As I see it, the intent of this lesson plan is not to undermine Disney in particular or fairy tales in general; rather it is seeking to teach students (aged eleven to sixteen) how to critique and analyse creative works.
It’s simply an exercise in how to consider material through different lenses and it’s using familiar examples from popular culture to demonstrate the process.
One Tory MP didn’t want a bar of it: “Parents will be horrified to think that their children are being brainwashed with this politically correct claptrap.” Well, I’m a parent and I’d have no problem if my thirteen-year-old studied this in English or Social Studies. If this involved weeks of study and was presented as gospel, then you could call it brainwashing. If it just occupied a lesson and was offered as one way to look at the works in question, I’d say it’s both powerful and appropriate.

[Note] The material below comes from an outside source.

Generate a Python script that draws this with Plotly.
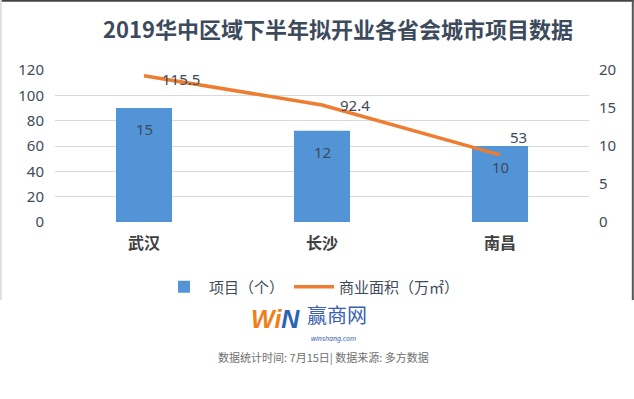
import plotly.graph_objects as go

categories = ["武汉", "长沙", "南昌"]
projects = [15, 12, 10]            # 项目（个） – right axis
area = [115.5, 92.4, 53]           # 商业面积（万㎡） – left axis
left_ticks = [0, 20, 40, 60, 80, 100, 120]
right_ticks = [0, 5, 10, 15, 20]

W, H = 634, 399
ML, MR, MT, MB = 55, 45, 70, 177
PW, PH = W - ML - MR, H - MT - MB

def px(x):
    return (x - ML) / PW

def py(y):
    return (H - MB - y) / PH

FONT = "Noto Sans, Noto Sans CJK SC, sans-serif"
CJK = "Noto Sans CJK SC, sans-serif"

fig = go.Figure()
fig.add_trace(go.Bar(
    x=categories, y=projects, name="项目（个）", yaxis="y",
    marker=dict(color="#5294d6", line=dict(width=0)), width=0.315,
))
fig.add_trace(go.Scatter(
    x=categories, y=area, name="商业面积（万㎡）", yaxis="y2",
    mode="lines", line=dict(color="#ed7d31", width=3.5),
))

ann = []
for c, v in zip(categories, projects):
    ann.append(dict(x=c, y=v, xref="x", yref="y", text=str(v), showarrow=False,
                    yanchor="middle", yshift=-21,
                    font=dict(size=15, color="#404b5a", family=FONT)))
shifts = [(16, -3, "left"), (16, 0, "left"), (8, 18, "left")]
for (c, v), (xs, ys, xa) in zip(zip(categories, area), shifts):
    ann.append(dict(x=c, y=v, xref="x", yref="y2", text=str(v), showarrow=False,
                    xanchor=xa, yanchor="middle", xshift=xs, yshift=ys,
                    font=dict(size=15, color="#404b5a", family=FONT)))

# footer logo and note
ann.append(dict(x=px(302), y=py(335), xref="paper", yref="paper", showarrow=False,
                xanchor="right",
                text="<b><i><span style='color:#f07f1b'>Wi</span><span style='color:#2a62b5'>N</span></i></b>",
                font=dict(size=25, family="Liberation Sans, sans-serif")))
ann.append(dict(x=px(305), y=py(331), xref="paper", yref="paper", showarrow=False,
                xanchor="left",
                text="赢商网", font=dict(size=20, color="#3a60b0", family=CJK)))
ann.append(dict(x=px(333), y=py(345), xref="paper", yref="paper", showarrow=False,
                text="<i>winshang.com</i>", font=dict(size=7, color="#3a60b0", family=FONT)))
ann.append(dict(x=px(323), y=py(367), xref="paper", yref="paper", showarrow=False,
                text="数据统计时间: 7月15日| 数据来源: 多方数据",
                font=dict(size=11, color="#707070", family=CJK)))

shapes = [
    dict(type="line", xref="paper", yref="paper", x0=px(0), x1=px(634), y0=py(0.8), y1=py(0.8),
         line=dict(color="#444", width=2)),
    dict(type="line", xref="paper", yref="paper", x0=px(632.8), x1=px(632.8), y0=py(0), y1=py(300),
         line=dict(color="#555", width=2)),
    dict(type="line", xref="paper", yref="paper", x0=px(0.8), x1=px(0.8), y0=py(0), y1=py(300),
         line=dict(color="#dddddd", width=2)),
]

fig.update_layout(
    width=W, height=H,
    margin=dict(l=ML, r=MR, t=MT, b=MB, pad=0),
    paper_bgcolor="white", plot_bgcolor="white",
    font=dict(family=FONT, color="#404b5a"),
    title=dict(text="<b>2019华中区域下半年拟开业各省会城市项目数据</b>",
               x=338 / W, xanchor="center", y=1 - 30 / H, yanchor="middle",
               font=dict(size=22, color="#3d4a5c", family=CJK)),
    xaxis=dict(showgrid=False, showline=False, ticks="",
               tickfont=dict(size=16, color="#404040", family=CJK, weight="bold"),
               ticklabelstandoff=10),
    yaxis=dict(side="right", range=[0, 20], tickvals=right_ticks, showgrid=False,
               zeroline=False, showline=False, ticks="",
               tickfont=dict(size=15, color="#404b5a"), ticklabelstandoff=9),
    yaxis2=dict(side="left", overlaying="y", range=[0, 120], tickvals=left_ticks,
                showgrid=True, gridcolor="#d9d9d9", gridwidth=1, zeroline=False,
                showline=False, ticks="", tickfont=dict(size=15, color="#404b5a"),
                ticklabelstandoff=10),
    showlegend=True,
    legend=dict(orientation="h", x=px(312), xanchor="center", y=py(287), yanchor="middle",
                itemwidth=40,
                font=dict(size=15, color="#404b5a", family=CJK), bgcolor="rgba(0,0,0,0)"),
    annotations=ann, shapes=shapes,
)

fig.write_html("out.html", config={"displayModeBar": False},
               post_script="document.body.style.margin='0';document.body.style.overflow='hidden';")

This is not how the Chairman of the Campaign for Real Education sees it. According to this person, such plans “represent an ignorant, insidious and covert attack on family values and on the ancient wisdom of fairy tales.” I’ve long been suspicious of anyone who espouses family values and I have honestly never heard of “the ancient wisdom of fairy tales” – and nor had Google really until these words were unconvincingly strung together just for this occasion.

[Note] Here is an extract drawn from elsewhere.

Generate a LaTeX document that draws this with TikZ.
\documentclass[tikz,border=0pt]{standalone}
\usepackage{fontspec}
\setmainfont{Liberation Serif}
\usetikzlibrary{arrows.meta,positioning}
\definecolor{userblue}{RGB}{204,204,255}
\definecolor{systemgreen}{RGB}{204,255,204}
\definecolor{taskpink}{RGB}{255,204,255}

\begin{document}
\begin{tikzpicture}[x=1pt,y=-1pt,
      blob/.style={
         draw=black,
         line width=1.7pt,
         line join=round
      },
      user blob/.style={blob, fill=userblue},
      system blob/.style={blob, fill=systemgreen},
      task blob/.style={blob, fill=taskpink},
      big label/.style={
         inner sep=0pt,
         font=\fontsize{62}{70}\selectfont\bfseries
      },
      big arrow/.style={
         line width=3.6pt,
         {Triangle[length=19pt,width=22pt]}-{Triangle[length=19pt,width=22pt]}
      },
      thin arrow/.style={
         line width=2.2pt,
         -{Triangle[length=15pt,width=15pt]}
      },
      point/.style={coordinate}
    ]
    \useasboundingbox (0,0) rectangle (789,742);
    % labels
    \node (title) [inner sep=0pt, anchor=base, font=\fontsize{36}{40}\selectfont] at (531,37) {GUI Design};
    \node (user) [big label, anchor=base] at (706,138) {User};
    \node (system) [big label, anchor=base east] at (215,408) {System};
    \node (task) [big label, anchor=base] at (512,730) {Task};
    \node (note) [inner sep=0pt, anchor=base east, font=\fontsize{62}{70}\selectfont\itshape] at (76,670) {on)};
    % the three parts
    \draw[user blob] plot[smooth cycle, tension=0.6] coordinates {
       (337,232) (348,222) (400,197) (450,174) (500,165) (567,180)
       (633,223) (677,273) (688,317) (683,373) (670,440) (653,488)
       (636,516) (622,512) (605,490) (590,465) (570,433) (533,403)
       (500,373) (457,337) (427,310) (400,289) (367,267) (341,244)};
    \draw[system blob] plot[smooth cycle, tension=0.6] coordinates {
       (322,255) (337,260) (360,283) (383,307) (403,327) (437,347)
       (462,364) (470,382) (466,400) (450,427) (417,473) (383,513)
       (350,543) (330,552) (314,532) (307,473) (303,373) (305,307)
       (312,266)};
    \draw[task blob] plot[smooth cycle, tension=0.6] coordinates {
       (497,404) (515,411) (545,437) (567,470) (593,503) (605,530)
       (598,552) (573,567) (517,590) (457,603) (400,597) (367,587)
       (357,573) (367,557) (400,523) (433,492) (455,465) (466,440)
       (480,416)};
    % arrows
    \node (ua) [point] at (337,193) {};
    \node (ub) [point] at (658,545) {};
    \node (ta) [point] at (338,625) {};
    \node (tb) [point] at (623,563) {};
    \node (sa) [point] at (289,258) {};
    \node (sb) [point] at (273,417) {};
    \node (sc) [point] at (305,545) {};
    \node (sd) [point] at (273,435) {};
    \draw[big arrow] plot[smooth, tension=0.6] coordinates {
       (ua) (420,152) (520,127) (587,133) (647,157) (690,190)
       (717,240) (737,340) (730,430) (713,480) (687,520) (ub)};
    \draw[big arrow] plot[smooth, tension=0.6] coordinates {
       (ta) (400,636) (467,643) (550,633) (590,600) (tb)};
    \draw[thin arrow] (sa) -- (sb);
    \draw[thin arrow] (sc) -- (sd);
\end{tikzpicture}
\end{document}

Anyway, this lesson plan has created such a ruckus it would be a shame not to give it a bit more oxygen. Because the point that is conveniently lost in all the outrage is that, from a feminist perspective, the examples used do indeed promote, possibly even glorify, a misogynistic world view.

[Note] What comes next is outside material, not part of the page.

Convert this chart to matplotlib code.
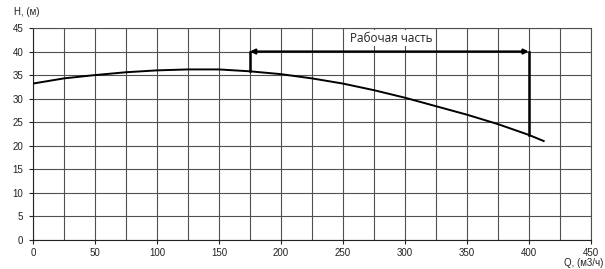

Yes, men are also pigeonholed in traditional tales; they are beasts, handsome princes, dwarves and knights in shining armour. Supporting female characters – wicked stepmothers, ugly sisters and evil queens – are stereotypical, too. No one is saying that these hackneyed character types are positive or uplifting either.
But let’s focus on the central female characters. Even a cursory examination reveals that they tend to be beautiful, passive and unfulfilled without a man (which makes them heteronormative as well as antifeminist but let’s not go there right now).
Beauty and the Beast:
“The movie says if a woman is pretty and sweet natured she can change an abusive man into a kind and gentle man,” says the lesson plan. (The idea that this movie is about domestic violence was also raised in a 2012 thesis entitled “Passively Ever After: Disney’s Cinematic Abuse in Beauty and the Beast”.)
This story propagates the belief that women are household skivvies, beauty is all-important and marriage to a handsome prince is a woman’s ultimate goal.
Female characters don’t get much more passive than this. As early as at her christening she is betrothed to marry a prince in order to unite two kingdoms. She’s finally awakened from a deep sleep by the kiss of her true love.
According to the lesson plan: “She doesn’t mind house work because she is sure a rich young man will soon come and take her away.”
The Little Mermaid:
“This one drastically changes her physical appearance so as to be more attractive … The price is that she can’t speak. No problem, she has nothing of value to say anyhow. She is saved by a prince.”